[What the exercise asks]
Transcribe the material verbatim in full; the pictures do not belong in the copy.

[Dataset extract]
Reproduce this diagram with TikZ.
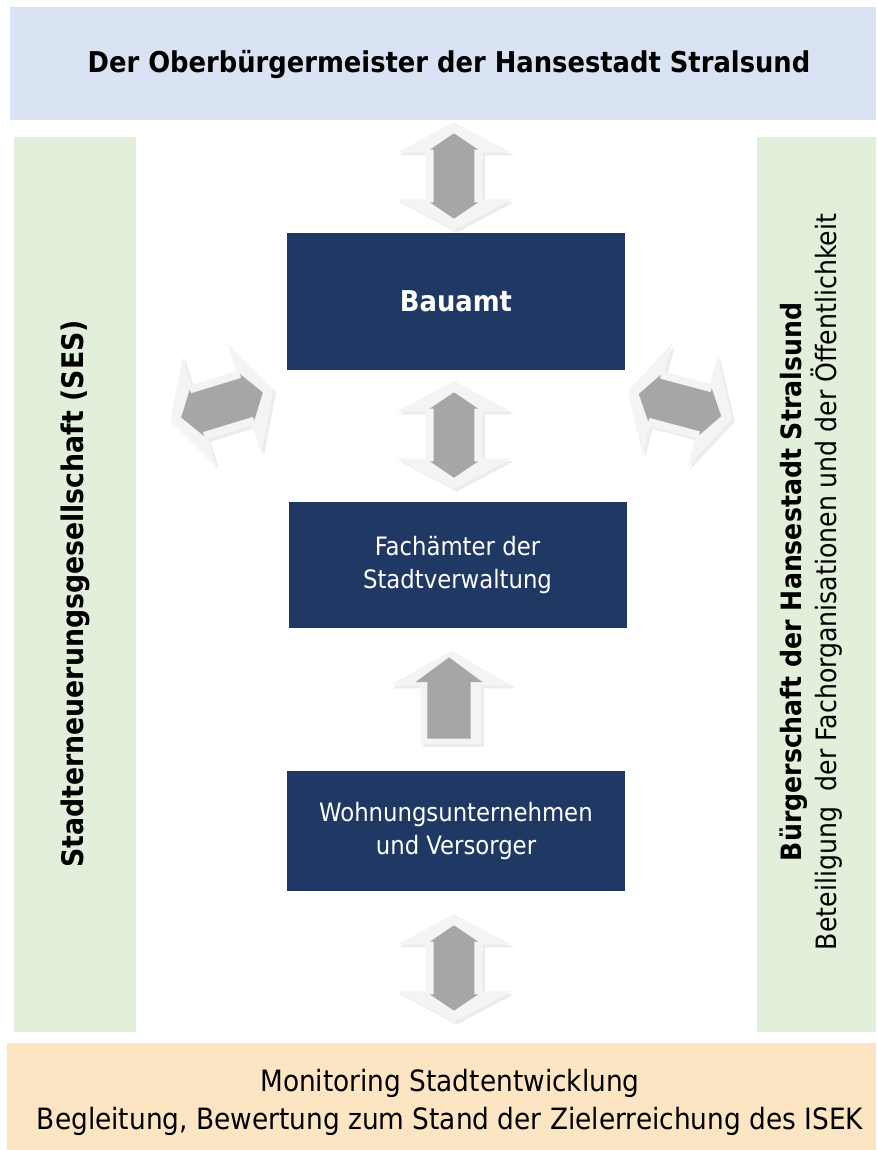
\documentclass[tikz,border=0pt]{standalone}
\usepackage{fontspec}
\setmainfont{DejaVu Sans Condensed}
\usetikzlibrary{shapes.arrows,shadows}
\definecolor{topblue}{HTML}{DAE3F3}
\definecolor{sidegreen}{HTML}{E2EFDA}
\definecolor{footorange}{HTML}{FBE5C3}
\definecolor{navy}{HTML}{1F3864}
\definecolor{arrowgray}{HTML}{A6A6A6}
\definecolor{arrowlight}{HTML}{F4F4F4}

\begin{document}
\begin{tikzpicture}[
  x=0.75pt,y=-0.75pt,
  every node/.style={font=\fontsize{19}{25}\selectfont},
  band/.style={inner sep=0pt,align=center},
  unit/.style={fill=navy,text=white,inner sep=0pt,align=center,
    minimum width=338*0.75pt},
  outerdbl/.style={double arrow,fill=arrowlight,inner xsep=0pt,
    drop shadow={shadow xshift=2pt,shadow yshift=-2pt,fill=black!15}},
  innerdbl/.style={double arrow,fill=arrowgray,inner xsep=0pt},
  outerup/.style={single arrow,fill=arrowlight,inner xsep=0pt,
    drop shadow={shadow xshift=2pt,shadow yshift=-2pt,fill=black!15}},
  innerup/.style={single arrow,fill=arrowgray,inner xsep=0pt}
]
  \useasboundingbox (0,0) rectangle (876,1150);

  % frame bands
  \fill[topblue] (10,7) rectangle (876,120);
  \fill[sidegreen] (14,137) rectangle (136,1032);
  \fill[sidegreen] (757,137) rectangle (876,1032);
  \fill[footorange] (7,1043) rectangle (876,1150);

  \node[band,font=\fontsize{21.5}{25}\selectfont\bfseries] (obm) at (449,64)
    {Der Oberbürgermeister der Hansestadt Stralsund};
  \node[band,rotate=90,font=\fontsize{22.3}{25}\selectfont\bfseries] (ses) at (75,594)
    {Stadterneuerungsgesellschaft (SES)};
  \node[band,rotate=90,font=\fontsize{21}{26}\selectfont] (bue) at (811,582)
    {\textbf{Bürgerschaft der Hansestadt Stralsund}\\
     Beteiligung\ \ der Fachorganisationen und der Öffentlichkeit};
  \node[band,font=\fontsize{22}{28.5}\selectfont] (mon) at (450,1102)
    {Monitoring Stadtentwicklung\\
     Begleitung, Bewertung zum Stand der Zielerreichung des ISEK};

  % administration units
  \node[unit,minimum height=137*0.75pt,font=\fontsize{21.5}{25}\selectfont\bfseries]
    (bau) at (456,301.5) {Bauamt};
  \node[unit,minimum height=126*0.75pt] (fach) at (457.5,565)
    {Fachämter der\\Stadtverwaltung};
  \node[unit,minimum height=120*0.75pt] (wohn) at (456,831)
    {Wohnungsunternehmen\\und Versorger};

  % block arrows
  \foreach \n/\x/\y/\r in {a1/454/176/90, a2/454/435/90, a3/454/968/90,
                           a4/222/405/17, a5/680/405/-15} {
    \node[outerdbl,rotate=\r,inner ysep=21pt,double arrow head extend=22pt,
      double arrow tip angle=124,minimum height=81pt] (\n o) at (\x,\y) {};
    \node[innerdbl,rotate=\r,inner ysep=15pt,double arrow head extend=3pt,
      double arrow tip angle=112,minimum height=64pt] (\n i) at (\x,\y) {};
  }
  \node[outerup,rotate=90,inner ysep=22.5pt,single arrow head extend=23.5pt,
    single arrow tip angle=121,minimum height=70pt] (upo) at (451,706) {};
  \node[innerup,rotate=90,inner ysep=16pt,single arrow head extend=9pt,
    single arrow tip angle=107,minimum height=61pt] (upi) at (449,706) {};
\end{tikzpicture}
\end{document}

[Response to the task]
Reproduce this diagram with TikZ.
\documentclass[tikz,border=0pt]{standalone}
\usepackage{fontspec}
\setmainfont{DejaVu Sans Condensed}
\usetikzlibrary{shapes.arrows,shadows}
\definecolor{topblue}{HTML}{DAE3F3}
\definecolor{sidegreen}{HTML}{E2EFDA}
\definecolor{footorange}{HTML}{FBE5C3}
\definecolor{navy}{HTML}{1F3864}
\definecolor{arrowgray}{HTML}{A6A6A6}
\definecolor{arrowlight}{HTML}{F4F4F4}

\begin{document}
\begin{tikzpicture}[
  x=0.75pt,y=-0.75pt,
  every node/.style={font=\fontsize{19}{25}\selectfont},
  band/.style={inner sep=0pt,align=center},
  unit/.style={fill=navy,text=white,inner sep=0pt,align=center,
    minimum width=338*0.75pt},
  outerdbl/.style={double arrow,fill=arrowlight,inner xsep=0pt,
    drop shadow={shadow xshift=2pt,shadow yshift=-2pt,fill=black!15}},
  innerdbl/.style={double arrow,fill=arrowgray,inner xsep=0pt},
  outerup/.style={single arrow,fill=arrowlight,inner xsep=0pt,
    drop shadow={shadow xshift=2pt,shadow yshift=-2pt,fill=black!15}},
  innerup/.style={single arrow,fill=arrowgray,inner xsep=0pt}
]
  \useasboundingbox (0,0) rectangle (876,1150);

  % frame bands
  \fill[topblue] (10,7) rectangle (876,120);
  \fill[sidegreen] (14,137) rectangle (136,1032);
  \fill[sidegreen] (757,137) rectangle (876,1032);
  \fill[footorange] (7,1043) rectangle (876,1150);

  \node[band,font=\fontsize{21.5}{25}\selectfont\bfseries] (obm) at (449,64)
    {Der Oberbürgermeister der Hansestadt Stralsund};
  \node[band,rotate=90,font=\fontsize{22.3}{25}\selectfont\bfseries] (ses) at (75,594)
    {Stadterneuerungsgesellschaft (SES)};
  \node[band,rotate=90,font=\fontsize{21}{26}\selectfont] (bue) at (811,582)
    {\textbf{Bürgerschaft der Hansestadt Stralsund}\\
     Beteiligung\ \ der Fachorganisationen und der Öffentlichkeit};
  \node[band,font=\fontsize{22}{28.5}\selectfont] (mon) at (450,1102)
    {Monitoring Stadtentwicklung\\
     Begleitung, Bewertung zum Stand der Zielerreichung des ISEK};

  % administration units
  \node[unit,minimum height=137*0.75pt,font=\fontsize{21.5}{25}\selectfont\bfseries]
    (bau) at (456,301.5) {Bauamt};
  \node[unit,minimum height=126*0.75pt] (fach) at (457.5,565)
    {Fachämter der\\Stadtverwaltung};
  \node[unit,minimum height=120*0.75pt] (wohn) at (456,831)
    {Wohnungsunternehmen\\und Versorger};

  % block arrows
  \foreach \n/\x/\y/\r in {a1/454/176/90, a2/454/435/90, a3/454/968/90,
                           a4/222/405/17, a5/680/405/-15} {
    \node[outerdbl,rotate=\r,inner ysep=21pt,double arrow head extend=22pt,
      double arrow tip angle=124,minimum height=81pt] (\n o) at (\x,\y) {};
    \node[innerdbl,rotate=\r,inner ysep=15pt,double arrow head extend=3pt,
      double arrow tip angle=112,minimum height=64pt] (\n i) at (\x,\y) {};
  }
  \node[outerup,rotate=90,inner ysep=22.5pt,single arrow head extend=23.5pt,
    single arrow tip angle=121,minimum height=70pt] (upo) at (451,706) {};
  \node[innerup,rotate=90,inner ysep=16pt,single arrow head extend=9pt,
    single arrow tip angle=107,minimum height=61pt] (upi) at (449,706) {};
\end{tikzpicture}
\end{document}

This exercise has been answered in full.